What bothers the networks most, of course, is that the People Meter ratings message has taken a bite out of their advertising dollars. Since CBS and ABC underestimated their own cut in audience share (NBC was a bit closer in its estimate), they are having to pay a number of ``make-goods.''
Make-goods are free units of advertising time. Because the networks guarantee ad agencies that buy ``up front'' time (spots bought for the entire year usually come with a network guarantee) higher ratings than the ones now coming through, the networks now have to make up for lower ratings by offering free units.
``They're losing out, since the giveaway units tend to be scatter time [when advertisers buy at the last minute, and only for a short period of time], which usually make more money than time bought up front,'' explains Ms. Frank at Saatchi & Saatchi.
If the ratings stay this low, or continue to slide, the networks may have to lower their beginning rates, she says. ``If the meters are showing 10 percent lower ratings, the networks have 10 percent less inventory to sell.''
But Mr. Fajen, at Vitt International, which buys mostly local, cable, and syndicated time, thinks the networks will continue to overcharge advertisers ``even if ratings settle around 9 percent,'' as long as the demand is high.
The networks insist demand is higher than the People Meters say it is.

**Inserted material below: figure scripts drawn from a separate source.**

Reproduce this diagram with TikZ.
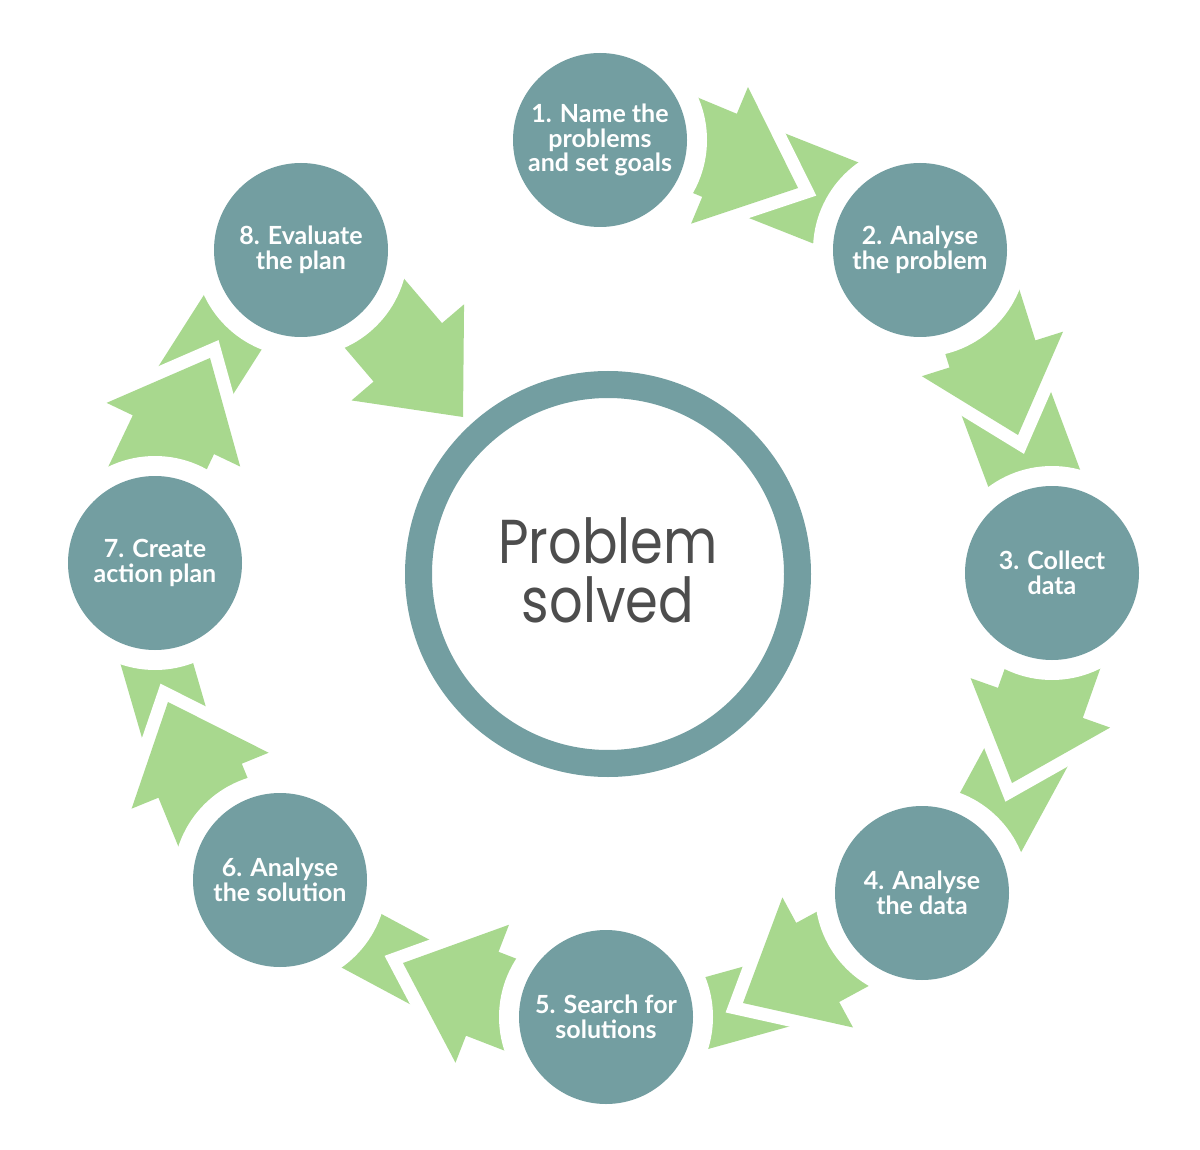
\documentclass[tikz,border=0pt]{standalone}
\usepackage{fontspec}
\setmainfont{Lato}
\newfontfamily\centerfont[FakeStretch=0.85]{Poppins}
\definecolor{stepteal}{HTML}{739EA1}
\definecolor{arrowgreen}{HTML}{A8D88E}
\definecolor{textgray}{HTML}{4D4D4D}
% arrow head piece: tip at (#1,#2), image angle #3, shaft back length #4
\newcommand\arrowhead[4]{%
  \begin{scope}[shift={(#1,#2)}, rotate=-#3]
    \draw[white, line width=26pt, line join=miter, miter limit=10]
      (0,0) -- (-85,74) -- (-85,45) -- (-#4,45) -- (-#4,-45) -- (-85,-45) -- (-85,-74) -- cycle;
    \fill[arrowgreen]
      (0,0) -- (-85,74) -- (-85,45) -- (-#4,45) -- (-#4,-45) -- (-85,-45) -- (-85,-74) -- cycle;
  \end{scope}}
% following strip piece behind the head: pivot (#1,#2), angle #3, half width #4
\newcommand\arrowstrip[4]{%
  \begin{scope}[shift={(#1,#2)}, rotate=-#3]
    \fill[arrowgreen] (-85,-#4) rectangle (136,#4);
  \end{scope}}
\begin{document}
\begin{tikzpicture}[x=1pt,y=-1pt,
  stepcircle/.style={circle, fill=stepteal, minimum size=174pt, inner sep=0pt,
    text=white, font=\fontsize{25}{24.5}\selectfont\bfseries, align=center},
  halo/.style={fill=white},
  centertext/.style={anchor=base, text=textgray, inner sep=0pt,
    font=\centerfont\fontsize{62}{62}\selectfont}]
\useasboundingbox[fill=white] (0,0) rectangle (1200,1150);

% strips (second piece of each double arrow)
\arrowstrip{798}{188}{21.6}{46}
\arrowstrip{1018}{435}{69.5}{46}
\arrowstrip{1012}{783}{118.5}{41}
\arrowstrip{743}{1003}{164.5}{35}
\arrowstrip{403}{963}{208.2}{33}
\arrowstrip{168}{702}{253.8}{35}
\arrowstrip{210}{358}{302.5}{39}

% heads
\arrowhead{798}{188}{22.6}{208}
\arrowhead{1018}{435}{72.5}{208}
\arrowhead{1012}{783}{109.5}{208}
\arrowhead{743}{1003}{151.5}{208}
\arrowhead{403}{963}{201.2}{208}
\arrowhead{168}{702}{247.8}{208}
\arrowhead{210}{358}{295.5}{208}
\arrowhead{463}{417}{49.5}{232}

% halos
\foreach \p in {(600,140),(920,250),(1052,573),(922,893),(606,1017),(280,880),(155,563),(301,250)}
  \fill[halo] \p circle (107);

% step circles
\node[stepcircle] (c1) at (600,140) {1. Name the\\problems\\and set goals};
\node[stepcircle] (c2) at (920,250) {2. Analyse\\the problem};
\node[stepcircle] (c3) at (1052,573) {3. Collect\\data};
\node[stepcircle] (c4) at (922,893) {4. Analyse\\the data};
\node[stepcircle] (c5) at (606,1017) {5. Search for\\solutions};
\node[stepcircle] (c6) at (280,880) {6. Analyse\\the solution};
\node[stepcircle] (c7) at (155,563) {7. Create\\action plan};
\node[stepcircle] (c8) at (301,250) {8. Evaluate\\the plan};

% centre ring
\node[circle, draw=stepteal, line width=27pt, minimum size=379pt, inner sep=0pt] (ring) at (608,574) {};
\node[centertext] (t1) at (608,563) {Problem};
\node[centertext] (t2) at (608,622) {solved};
\end{tikzpicture}
\end{document}
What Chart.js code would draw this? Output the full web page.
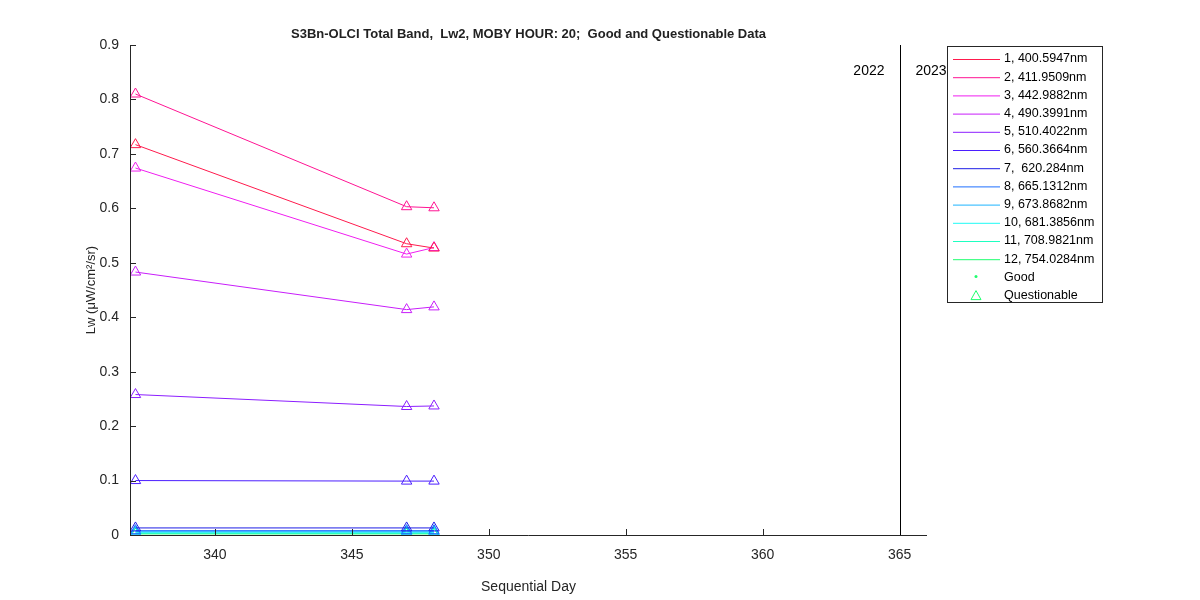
<!DOCTYPE html>
<html>
<head>
<meta charset="utf-8">
<script src="https://cdn.jsdelivr.net/npm/chart.js@4"></script>
<style>
  body { margin: 0; background: #fff; }
  #wrap { position: relative; width: 1200px; height: 600px; }
</style>
</head>
<body>
<div id="wrap"><canvas id="c" width="1200" height="600"></canvas></div>
<script>
var days = [337.1, 347, 348];
var bandLabels = ['1, 400.5947nm', '2, 411.9509nm', '3, 442.9882nm', '4, 490.3991nm',
  '5, 510.4022nm', '6, 560.3664nm', '7,  620.284nm', '8, 665.1312nm',
  '9, 673.8682nm', '10, 681.3856nm', '11, 708.9821nm', '12, 754.0284nm'];
var bandColors = ['#ff1a4d', '#ff1493', '#f01ef0', '#c81efa', '#8c1eff', '#4b1eff',
  '#1e1ee6', '#1e6eff', '#1eb4ff', '#1efaf5', '#1effc0', '#1eff6e'];
var lw = [
  [0.717, 0.535, 0.527],
  [0.810, 0.603, 0.601],
  [0.674, 0.516, 0.528],
  [0.483, 0.414, 0.419],
  [0.258, 0.236, 0.237],
  [0.100, 0.099, 0.099],
  [0.013, 0.013, 0.013],
  [0.008, 0.008, 0.008],
  [0.006, 0.006, 0.006],
  [0.005, 0.005, 0.005],
  [0.003, 0.003, 0.003],
  [0.002, 0.002, 0.002]
];
var yearLine = 365;

var datasets = lw.map(function (vals, i) {
  return {
    label: bandLabels[i],
    data: vals.map(function (v, j) { return { x: days[j], y: v }; }),
    borderColor: bandColors[i],
    backgroundColor: 'rgba(0,0,0,0)',
    borderWidth: 1,
    pointStyle: 'triangle',
    pointRadius: 6,
    pointBorderColor: bandColors[i],
    pointBorderWidth: 1
  };
});

var matlabFrame = {
  id: 'matlabFrame',
  afterDraw: function (chart) {
    var ctx = chart.ctx, a = chart.chartArea;
    var xs = chart.scales.x, ys = chart.scales.y;
    ctx.save();
    ctx.strokeStyle = '#262626';
    ctx.lineWidth = 1;
    ctx.beginPath();
    ctx.moveTo(a.left + 0.5, a.top); ctx.lineTo(a.left + 0.5, a.bottom + 0.5);
    ctx.lineTo(a.right, a.bottom + 0.5);
    xs.ticks.forEach(function (t) {
      var px = Math.round(xs.getPixelForValue(t.value)) + 0.5;
      ctx.moveTo(px, a.bottom); ctx.lineTo(px, a.bottom - 6);
    });
    ys.ticks.forEach(function (t) {
      var py = Math.round(ys.getPixelForValue(t.value)) + 0.5;
      ctx.moveTo(a.left, py); ctx.lineTo(a.left + 6, py);
    });
    ctx.stroke();
    // year boundary
    var lx = Math.round(xs.getPixelForValue(yearLine)) + 0.5;
    ctx.strokeStyle = '#000';
    ctx.beginPath(); ctx.moveTo(lx, a.top); ctx.lineTo(lx, a.bottom); ctx.stroke();
    ctx.fillStyle = '#000';
    ctx.font = '14px Arial, "Liberation Sans", sans-serif';
    ctx.textBaseline = 'middle';
    ctx.textAlign = 'right';
    ctx.fillText('2022', lx - 16, 71);
    ctx.textAlign = 'left';
    ctx.save();
    ctx.beginPath(); ctx.rect(lx, 0, 948 - lx, 600); ctx.clip();
    ctx.fillText('2023', lx + 15, 71);
    ctx.restore();
    // title
    ctx.font = 'bold 13px Arial, "Liberation Sans", sans-serif';
    ctx.textAlign = 'center';
    ctx.fillStyle = '#222';
    ctx.fillText('S3Bn-OLCI Total Band,  Lw2, MOBY HOUR: 20;  Good and Questionable Data', (a.left + a.right) / 2, 34);
    // legend
    var lx0 = 947, ly0 = 46, lwid = 155, lh = 256;
    ctx.fillStyle = '#fff';
    ctx.fillRect(lx0, ly0, lwid, lh);
    ctx.strokeStyle = '#262626';
    ctx.strokeRect(lx0 + 0.5, ly0 + 0.5, lwid, lh);
    ctx.font = '12.5px Arial, "Liberation Sans", sans-serif';
    ctx.textAlign = 'left';
    for (var i = 0; i < bandLabels.length; i++) {
      var yy = 59 + i * 18.2;
      ctx.strokeStyle = bandColors[i];
      ctx.beginPath(); ctx.moveTo(953, yy + 0.5); ctx.lineTo(1000, yy + 0.5); ctx.stroke();
      ctx.fillStyle = '#000';
      ctx.fillText(bandLabels[i], 1004, yy);
    }
    var gy = 59 + 12 * 18.2;
    ctx.fillStyle = '#1eff6e';
    ctx.beginPath(); ctx.arc(976, gy - 1, 1.5, 0, Math.PI * 2); ctx.fill();
    ctx.fillStyle = '#000';
    ctx.fillText('Good', 1004, gy);
    var qy = gy + 18.2;
    ctx.strokeStyle = '#1eff6e';
    ctx.beginPath(); ctx.moveTo(971, qy + 4); ctx.lineTo(981, qy + 4); ctx.lineTo(976, qy - 5); ctx.closePath(); ctx.stroke();
    ctx.fillText('Questionable', 1004, qy);
    ctx.restore();
  }
};

new Chart(document.getElementById('c'), {
  type: 'line',
  data: { datasets: datasets },
  options: {
    responsive: false,
    animation: false,
    layout: { padding: { top: 45, right: 273, left: 80, bottom: 0 } },
    plugins: { legend: { display: false }, title: { display: false }, tooltip: { enabled: false } },
    scales: {
      x: {
        type: 'linear', min: 336.9, max: 366,
        afterBuildTicks: function (s) { s.ticks = [340, 345, 350, 355, 360, 365].map(function (v) { return { value: v }; }); },
        afterFit: function (s) { s.height = 65; },
        grid: { display: false },
        border: { display: false },
        ticks: { color: '#262626', font: { size: 14, family: 'Arial, "Liberation Sans", sans-serif' }, padding: 4 },
        title: { display: true, text: 'Sequential Day', color: '#262626', font: { size: 14, family: 'Arial, "Liberation Sans", sans-serif' }, padding: { top: 2 } }
      },
      y: {
        min: 0, max: 0.9,
        ticks: { stepSize: 0.1, color: '#262626', font: { size: 14, family: 'Arial, "Liberation Sans", sans-serif' },
          callback: function (v) { return Math.round(v * 10) / 10; } },
        afterFit: function (s) { s.width = 50; },
        grid: { display: false },
        border: { display: false },
        title: { display: true, text: 'Lw (μW/cm²/sr)', color: '#262626', font: { size: 13, family: 'Arial, "Liberation Sans", sans-serif' } }
      }
    }
  },
  plugins: [matlabFrame]
});
</script>
</body>
</html>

``Nielsen's local sweep didn't show the same declines,'' asserts Jerome Dominus, vice-president in charge of sales at ABC.
The meter has a button for each member of the carefully selected household and is preprogrammed with their sex and age. Every time a person turns the set on or off, or comes into or goes out of the room, he is supposed to press his button.
NBC's Gerald Jaffe argues that the amount of effort required by this method automatically alters the nature of the sample, because he contends it concentrates on only that small segment of the population that is willing to participate in such a survey.
The People Meters are also a big nuisance, according to many network executives.
``The person who does [the old survey] only has to do it 13 weeks a year,'' Mr. Jaffe says. ``The People Meter person has to do it 365 days.'' And ``when you have guests,'' he says, ``they have to be logged in, too.'' Because of this, he and his network associates say they can't be sure every member of the household actually pushes the buttons. Many, like Ray Warren, Eastern sales vice-president at ABC, do not believe ``a three-year-old child will remember to punch out when they leave the room to play.''
The networks also charge that the sample survey is skewed toward cable viewers. They claim only 26 percent of the population have pay cable, while 33 percent of the People Meter households have it.
``There are extra options in the sample that more Americans don't have,'' Mr. Dominus says.
Nielsen defends the precision of its boxes. Follow-up phone interviews since September agree with the meters' numbers, the company says.
Though Nielsen, which has so far managed to hang onto its ratings monopoly, won't say there aren't potential problems with the People Meters, it insists that previous testing shows the little black box to be more accurate than the old system of diaries. The diaries system automatically registered when the television was on, but a member of the household was expected to keep a diary of who watched what at the end of each day, or week. After two years of parallel testing, People Meters were adopted as the official system in September because of complaints that the 37-year-old diary system was outdated and imprecise, Nielsen spokeswoman Terry Luke explains.
``If you're the diary keeper, and you have a couple of kids who watch a lot of TV, at the end of the week you're going to have to write something down. How much of what went on are you going to remember?'' Fajen asks.
About 50 percent of American homes have cable, and between 28 and 30 percent have pay cable, says John Dimling, a Nielsen senior vice-president. This means that Nielsen's new system is not overrepresenting cable-watchers. ``A little over 50 percent of our sample are cable subscribers, and about 31 percent have pay cable,'' Mr. Dimling says.
The fact that the meter is not showing a decline in overall viewing also indicates ``people are pushing the buttons.''
The networks stress, however, that they're not contesting the accuracy of the numbers recorded. They just think the numbers are not complete.
``There must be an awful lot of people who aren't handling the equipment properly,'' Mr. Warren says.
While some network executives see some advantages in the People Meters, many believe that Nielsen adopted the system more in response to threat of competition by a British research firm called Audits, which also offers the new rating system. Some advertisers had talked about using the Audits figures to defend their contention that the networks were overcharging for commercial time.